» Short exercise:
Pull out every line below that holds the word "with".

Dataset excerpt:

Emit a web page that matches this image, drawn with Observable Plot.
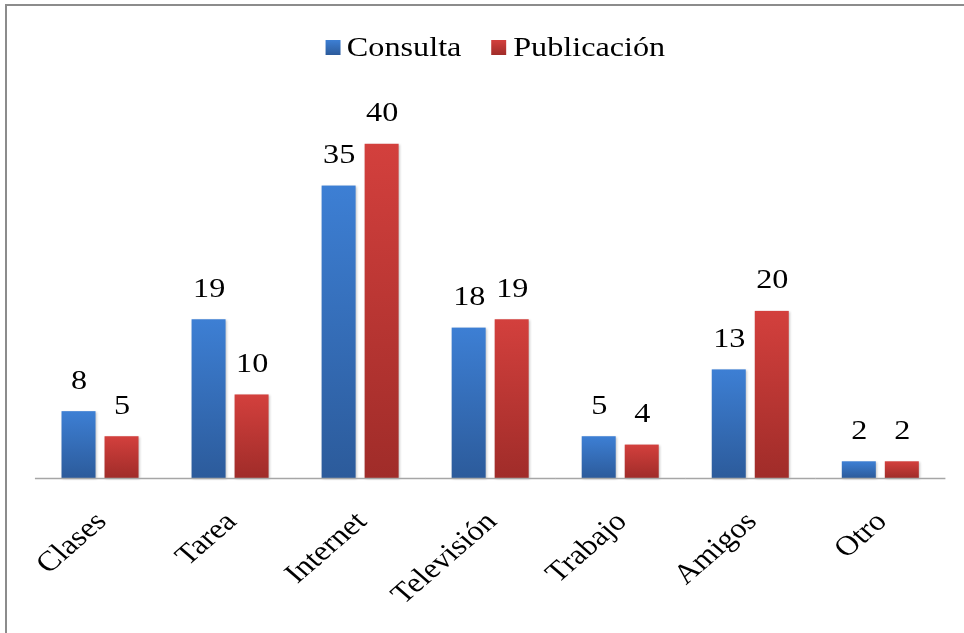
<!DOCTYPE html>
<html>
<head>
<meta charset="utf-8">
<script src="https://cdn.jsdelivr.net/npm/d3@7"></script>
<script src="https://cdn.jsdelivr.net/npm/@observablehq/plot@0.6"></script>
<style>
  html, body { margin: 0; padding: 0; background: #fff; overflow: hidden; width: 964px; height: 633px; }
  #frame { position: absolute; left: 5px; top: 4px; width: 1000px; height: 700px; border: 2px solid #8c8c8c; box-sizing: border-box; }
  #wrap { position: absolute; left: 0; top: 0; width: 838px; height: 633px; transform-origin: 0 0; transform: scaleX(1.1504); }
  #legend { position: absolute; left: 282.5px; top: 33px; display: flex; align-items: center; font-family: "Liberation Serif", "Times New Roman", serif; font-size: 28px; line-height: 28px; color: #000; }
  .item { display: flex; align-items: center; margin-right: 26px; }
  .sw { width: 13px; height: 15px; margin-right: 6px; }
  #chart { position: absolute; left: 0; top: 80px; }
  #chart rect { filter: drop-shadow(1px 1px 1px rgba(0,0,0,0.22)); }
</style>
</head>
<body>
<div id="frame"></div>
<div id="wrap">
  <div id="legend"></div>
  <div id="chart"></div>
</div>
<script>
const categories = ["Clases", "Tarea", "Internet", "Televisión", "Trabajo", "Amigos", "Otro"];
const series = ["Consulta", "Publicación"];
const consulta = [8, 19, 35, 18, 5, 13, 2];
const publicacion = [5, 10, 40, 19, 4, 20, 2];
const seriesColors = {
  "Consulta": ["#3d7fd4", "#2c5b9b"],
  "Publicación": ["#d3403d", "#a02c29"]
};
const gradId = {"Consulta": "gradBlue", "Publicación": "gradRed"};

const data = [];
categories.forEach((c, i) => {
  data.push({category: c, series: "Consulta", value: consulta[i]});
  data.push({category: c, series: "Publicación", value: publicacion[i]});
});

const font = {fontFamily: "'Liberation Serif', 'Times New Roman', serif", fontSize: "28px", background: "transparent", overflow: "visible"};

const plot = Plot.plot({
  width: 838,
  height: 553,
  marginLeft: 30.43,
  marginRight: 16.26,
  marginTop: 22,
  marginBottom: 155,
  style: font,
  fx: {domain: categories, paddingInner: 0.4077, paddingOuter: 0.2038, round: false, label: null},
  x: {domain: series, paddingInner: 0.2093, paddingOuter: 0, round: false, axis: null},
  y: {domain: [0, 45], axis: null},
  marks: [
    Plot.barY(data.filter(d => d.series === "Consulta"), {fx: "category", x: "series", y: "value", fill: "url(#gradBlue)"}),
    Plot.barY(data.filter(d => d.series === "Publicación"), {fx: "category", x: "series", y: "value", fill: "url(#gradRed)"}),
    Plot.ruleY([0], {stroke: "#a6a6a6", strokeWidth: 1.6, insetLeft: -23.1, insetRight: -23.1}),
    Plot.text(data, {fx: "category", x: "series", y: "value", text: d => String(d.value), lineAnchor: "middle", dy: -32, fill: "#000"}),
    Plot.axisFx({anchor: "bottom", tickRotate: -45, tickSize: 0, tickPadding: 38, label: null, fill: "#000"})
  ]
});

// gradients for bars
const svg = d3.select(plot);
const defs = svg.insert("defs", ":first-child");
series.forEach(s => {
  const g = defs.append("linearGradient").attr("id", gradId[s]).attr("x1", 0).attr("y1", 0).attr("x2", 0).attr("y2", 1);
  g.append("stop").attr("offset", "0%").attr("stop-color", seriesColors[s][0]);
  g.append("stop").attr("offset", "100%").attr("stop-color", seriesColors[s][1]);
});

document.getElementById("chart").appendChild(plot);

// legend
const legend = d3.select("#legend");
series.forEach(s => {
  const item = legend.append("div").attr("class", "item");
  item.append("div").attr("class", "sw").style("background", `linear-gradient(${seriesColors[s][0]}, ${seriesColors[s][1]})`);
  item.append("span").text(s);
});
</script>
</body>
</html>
...
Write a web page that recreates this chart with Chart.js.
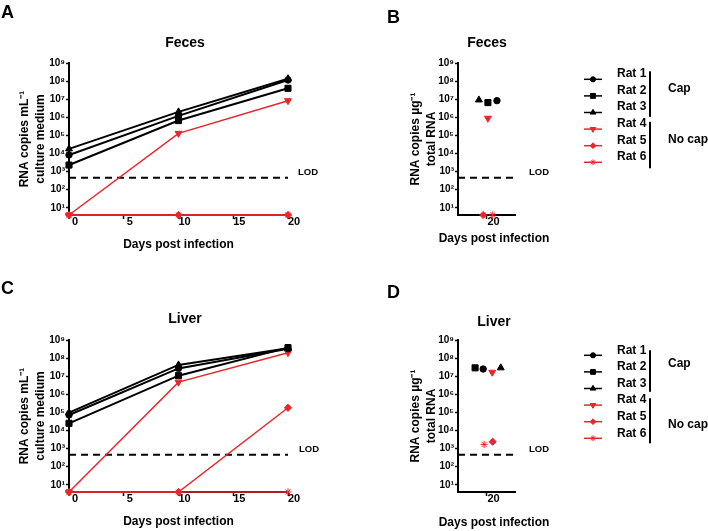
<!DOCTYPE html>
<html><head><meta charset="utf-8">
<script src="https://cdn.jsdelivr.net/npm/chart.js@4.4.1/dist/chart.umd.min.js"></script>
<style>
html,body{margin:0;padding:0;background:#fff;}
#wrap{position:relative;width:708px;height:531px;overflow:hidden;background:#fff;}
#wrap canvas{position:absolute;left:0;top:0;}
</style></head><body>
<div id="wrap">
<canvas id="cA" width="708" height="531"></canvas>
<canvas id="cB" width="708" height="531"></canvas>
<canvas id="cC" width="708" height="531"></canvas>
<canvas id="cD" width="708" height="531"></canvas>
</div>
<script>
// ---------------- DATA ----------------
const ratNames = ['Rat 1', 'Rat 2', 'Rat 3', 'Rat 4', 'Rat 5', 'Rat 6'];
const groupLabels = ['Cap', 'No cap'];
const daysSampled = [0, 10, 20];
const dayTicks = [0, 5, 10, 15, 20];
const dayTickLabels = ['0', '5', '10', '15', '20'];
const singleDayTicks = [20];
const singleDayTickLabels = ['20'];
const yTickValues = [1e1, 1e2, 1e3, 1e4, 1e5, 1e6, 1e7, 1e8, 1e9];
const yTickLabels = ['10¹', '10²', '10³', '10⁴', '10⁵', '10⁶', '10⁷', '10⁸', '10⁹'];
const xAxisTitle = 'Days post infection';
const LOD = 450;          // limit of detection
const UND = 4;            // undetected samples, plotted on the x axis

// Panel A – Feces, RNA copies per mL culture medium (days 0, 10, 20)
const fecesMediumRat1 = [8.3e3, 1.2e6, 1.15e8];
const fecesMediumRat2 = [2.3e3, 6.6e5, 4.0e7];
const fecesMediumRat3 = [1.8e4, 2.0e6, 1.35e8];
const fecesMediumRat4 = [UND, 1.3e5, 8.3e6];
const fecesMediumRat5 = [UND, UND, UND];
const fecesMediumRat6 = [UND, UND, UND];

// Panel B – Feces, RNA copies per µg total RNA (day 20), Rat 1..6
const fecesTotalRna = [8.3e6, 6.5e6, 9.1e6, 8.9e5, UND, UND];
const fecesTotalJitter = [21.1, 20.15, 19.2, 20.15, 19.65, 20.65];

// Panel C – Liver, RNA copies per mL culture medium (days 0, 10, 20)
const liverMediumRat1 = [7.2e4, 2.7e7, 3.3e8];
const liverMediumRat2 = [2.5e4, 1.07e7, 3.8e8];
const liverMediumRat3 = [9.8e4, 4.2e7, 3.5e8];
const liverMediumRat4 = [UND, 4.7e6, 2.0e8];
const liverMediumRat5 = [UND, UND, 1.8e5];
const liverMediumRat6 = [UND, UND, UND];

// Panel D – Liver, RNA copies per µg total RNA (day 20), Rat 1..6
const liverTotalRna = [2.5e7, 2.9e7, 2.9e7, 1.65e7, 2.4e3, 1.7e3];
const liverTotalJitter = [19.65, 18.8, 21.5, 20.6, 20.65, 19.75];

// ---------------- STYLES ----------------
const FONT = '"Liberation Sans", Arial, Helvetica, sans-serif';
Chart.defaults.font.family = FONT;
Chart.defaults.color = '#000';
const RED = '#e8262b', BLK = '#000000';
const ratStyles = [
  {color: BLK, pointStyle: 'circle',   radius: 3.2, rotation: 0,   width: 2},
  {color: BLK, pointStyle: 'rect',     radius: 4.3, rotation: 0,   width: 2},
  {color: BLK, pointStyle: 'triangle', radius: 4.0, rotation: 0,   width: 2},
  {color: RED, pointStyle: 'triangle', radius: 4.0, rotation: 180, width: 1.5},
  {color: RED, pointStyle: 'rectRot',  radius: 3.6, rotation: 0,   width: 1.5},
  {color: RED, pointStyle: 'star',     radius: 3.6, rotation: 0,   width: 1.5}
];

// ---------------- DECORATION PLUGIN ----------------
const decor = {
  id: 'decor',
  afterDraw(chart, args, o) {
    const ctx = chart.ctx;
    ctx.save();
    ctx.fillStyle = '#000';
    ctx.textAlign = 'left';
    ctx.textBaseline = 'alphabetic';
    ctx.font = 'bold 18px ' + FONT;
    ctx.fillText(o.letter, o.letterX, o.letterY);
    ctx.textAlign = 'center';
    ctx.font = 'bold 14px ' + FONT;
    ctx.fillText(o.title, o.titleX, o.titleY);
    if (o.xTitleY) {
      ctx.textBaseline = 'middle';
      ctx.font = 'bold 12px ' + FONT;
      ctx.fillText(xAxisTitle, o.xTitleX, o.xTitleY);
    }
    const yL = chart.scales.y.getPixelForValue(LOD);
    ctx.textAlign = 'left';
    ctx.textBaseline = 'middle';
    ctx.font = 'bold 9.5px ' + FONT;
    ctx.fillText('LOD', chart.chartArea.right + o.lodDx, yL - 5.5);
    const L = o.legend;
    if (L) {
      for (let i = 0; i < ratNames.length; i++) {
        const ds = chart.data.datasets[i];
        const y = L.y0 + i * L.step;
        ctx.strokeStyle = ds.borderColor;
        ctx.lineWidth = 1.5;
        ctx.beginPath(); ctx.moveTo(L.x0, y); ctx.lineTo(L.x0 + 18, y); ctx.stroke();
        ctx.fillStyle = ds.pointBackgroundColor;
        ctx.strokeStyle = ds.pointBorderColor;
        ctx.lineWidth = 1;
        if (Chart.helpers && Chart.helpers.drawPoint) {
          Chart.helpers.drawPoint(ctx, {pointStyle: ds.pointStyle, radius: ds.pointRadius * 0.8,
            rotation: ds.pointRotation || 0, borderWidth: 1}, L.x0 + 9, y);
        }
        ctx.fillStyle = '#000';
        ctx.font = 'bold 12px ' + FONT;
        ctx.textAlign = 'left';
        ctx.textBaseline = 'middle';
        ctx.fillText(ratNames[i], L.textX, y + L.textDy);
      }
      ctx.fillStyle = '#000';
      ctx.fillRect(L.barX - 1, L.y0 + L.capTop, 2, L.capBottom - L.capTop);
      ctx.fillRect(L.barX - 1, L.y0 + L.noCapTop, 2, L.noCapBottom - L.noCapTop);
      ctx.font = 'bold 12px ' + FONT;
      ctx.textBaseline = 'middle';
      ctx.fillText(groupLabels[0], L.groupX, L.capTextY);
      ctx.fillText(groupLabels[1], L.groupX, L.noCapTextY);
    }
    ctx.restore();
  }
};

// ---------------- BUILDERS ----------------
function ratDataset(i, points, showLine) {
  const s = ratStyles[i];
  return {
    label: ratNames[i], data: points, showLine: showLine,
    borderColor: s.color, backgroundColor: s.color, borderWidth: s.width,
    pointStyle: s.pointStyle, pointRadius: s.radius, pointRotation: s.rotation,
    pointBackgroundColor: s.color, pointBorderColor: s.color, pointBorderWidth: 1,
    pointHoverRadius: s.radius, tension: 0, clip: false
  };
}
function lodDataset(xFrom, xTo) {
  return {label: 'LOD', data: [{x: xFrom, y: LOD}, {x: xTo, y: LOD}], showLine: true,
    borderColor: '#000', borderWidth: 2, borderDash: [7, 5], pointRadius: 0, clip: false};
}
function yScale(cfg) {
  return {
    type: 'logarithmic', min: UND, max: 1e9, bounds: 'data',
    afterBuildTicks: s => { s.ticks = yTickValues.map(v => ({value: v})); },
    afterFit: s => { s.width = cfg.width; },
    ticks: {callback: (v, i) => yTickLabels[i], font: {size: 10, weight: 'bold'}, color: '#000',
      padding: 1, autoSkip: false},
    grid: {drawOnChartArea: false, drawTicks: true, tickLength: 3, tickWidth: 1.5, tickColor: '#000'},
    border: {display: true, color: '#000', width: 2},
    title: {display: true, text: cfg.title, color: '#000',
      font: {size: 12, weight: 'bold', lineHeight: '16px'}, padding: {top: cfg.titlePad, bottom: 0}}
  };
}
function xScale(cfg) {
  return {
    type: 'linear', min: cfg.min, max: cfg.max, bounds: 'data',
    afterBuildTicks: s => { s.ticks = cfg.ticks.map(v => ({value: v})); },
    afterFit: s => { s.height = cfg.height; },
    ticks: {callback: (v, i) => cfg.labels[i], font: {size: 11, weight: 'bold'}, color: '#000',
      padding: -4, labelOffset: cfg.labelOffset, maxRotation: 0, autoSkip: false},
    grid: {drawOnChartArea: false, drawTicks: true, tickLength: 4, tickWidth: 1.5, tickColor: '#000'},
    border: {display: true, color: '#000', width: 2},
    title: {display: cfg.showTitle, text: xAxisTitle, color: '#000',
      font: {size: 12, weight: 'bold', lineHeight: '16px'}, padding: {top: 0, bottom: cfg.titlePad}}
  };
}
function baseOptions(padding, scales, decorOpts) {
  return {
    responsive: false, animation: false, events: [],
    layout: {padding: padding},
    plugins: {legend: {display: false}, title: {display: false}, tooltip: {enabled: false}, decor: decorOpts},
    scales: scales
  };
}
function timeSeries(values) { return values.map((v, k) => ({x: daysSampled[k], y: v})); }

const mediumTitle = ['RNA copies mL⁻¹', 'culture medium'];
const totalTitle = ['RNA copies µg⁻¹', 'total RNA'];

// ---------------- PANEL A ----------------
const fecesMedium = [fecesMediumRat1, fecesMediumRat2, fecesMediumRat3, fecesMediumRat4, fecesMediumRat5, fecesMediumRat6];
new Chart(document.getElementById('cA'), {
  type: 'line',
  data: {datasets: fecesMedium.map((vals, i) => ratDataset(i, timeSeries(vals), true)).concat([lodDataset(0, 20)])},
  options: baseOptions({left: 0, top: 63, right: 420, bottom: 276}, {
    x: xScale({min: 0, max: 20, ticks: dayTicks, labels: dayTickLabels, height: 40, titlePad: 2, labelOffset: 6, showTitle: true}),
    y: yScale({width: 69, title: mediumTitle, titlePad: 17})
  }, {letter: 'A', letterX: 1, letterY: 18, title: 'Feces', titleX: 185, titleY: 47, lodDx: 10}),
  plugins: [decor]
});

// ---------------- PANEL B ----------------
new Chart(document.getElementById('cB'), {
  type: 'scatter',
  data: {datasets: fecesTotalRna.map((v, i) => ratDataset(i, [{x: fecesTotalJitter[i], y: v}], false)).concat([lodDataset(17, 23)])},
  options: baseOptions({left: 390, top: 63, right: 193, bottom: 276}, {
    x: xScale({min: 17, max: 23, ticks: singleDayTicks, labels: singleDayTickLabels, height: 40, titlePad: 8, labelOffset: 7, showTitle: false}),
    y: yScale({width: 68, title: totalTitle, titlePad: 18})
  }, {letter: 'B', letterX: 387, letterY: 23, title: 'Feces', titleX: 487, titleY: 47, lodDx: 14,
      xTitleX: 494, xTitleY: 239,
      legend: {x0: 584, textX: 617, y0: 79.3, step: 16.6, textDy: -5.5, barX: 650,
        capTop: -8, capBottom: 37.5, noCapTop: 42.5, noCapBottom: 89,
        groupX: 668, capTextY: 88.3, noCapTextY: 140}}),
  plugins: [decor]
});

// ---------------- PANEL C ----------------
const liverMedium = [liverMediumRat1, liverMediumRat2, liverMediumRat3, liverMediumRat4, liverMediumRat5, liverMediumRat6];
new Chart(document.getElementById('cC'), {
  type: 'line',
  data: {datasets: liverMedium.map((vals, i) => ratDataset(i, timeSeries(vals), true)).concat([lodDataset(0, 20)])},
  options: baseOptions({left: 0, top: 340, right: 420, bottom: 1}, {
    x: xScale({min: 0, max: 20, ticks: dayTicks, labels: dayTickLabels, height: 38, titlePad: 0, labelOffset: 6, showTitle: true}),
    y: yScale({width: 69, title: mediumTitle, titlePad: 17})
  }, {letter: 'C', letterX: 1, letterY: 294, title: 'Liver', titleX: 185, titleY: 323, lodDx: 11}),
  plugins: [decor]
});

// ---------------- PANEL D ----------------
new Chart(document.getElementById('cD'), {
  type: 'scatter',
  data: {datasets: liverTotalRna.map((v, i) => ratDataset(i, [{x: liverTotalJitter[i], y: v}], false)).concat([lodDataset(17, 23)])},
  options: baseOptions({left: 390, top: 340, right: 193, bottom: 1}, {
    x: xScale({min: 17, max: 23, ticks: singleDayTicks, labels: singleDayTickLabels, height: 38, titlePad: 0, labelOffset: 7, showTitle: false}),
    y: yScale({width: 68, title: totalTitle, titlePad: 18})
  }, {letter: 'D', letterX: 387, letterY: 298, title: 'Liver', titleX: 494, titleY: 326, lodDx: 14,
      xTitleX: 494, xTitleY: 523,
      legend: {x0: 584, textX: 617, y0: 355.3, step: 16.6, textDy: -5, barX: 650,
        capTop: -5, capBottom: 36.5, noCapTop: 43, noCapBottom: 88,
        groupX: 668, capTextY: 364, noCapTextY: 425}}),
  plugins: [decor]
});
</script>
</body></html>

» Written solution:
Emit a web page that matches this image, drawn with Observable Plot.
Write a web page that recreates this chart with Chart.js.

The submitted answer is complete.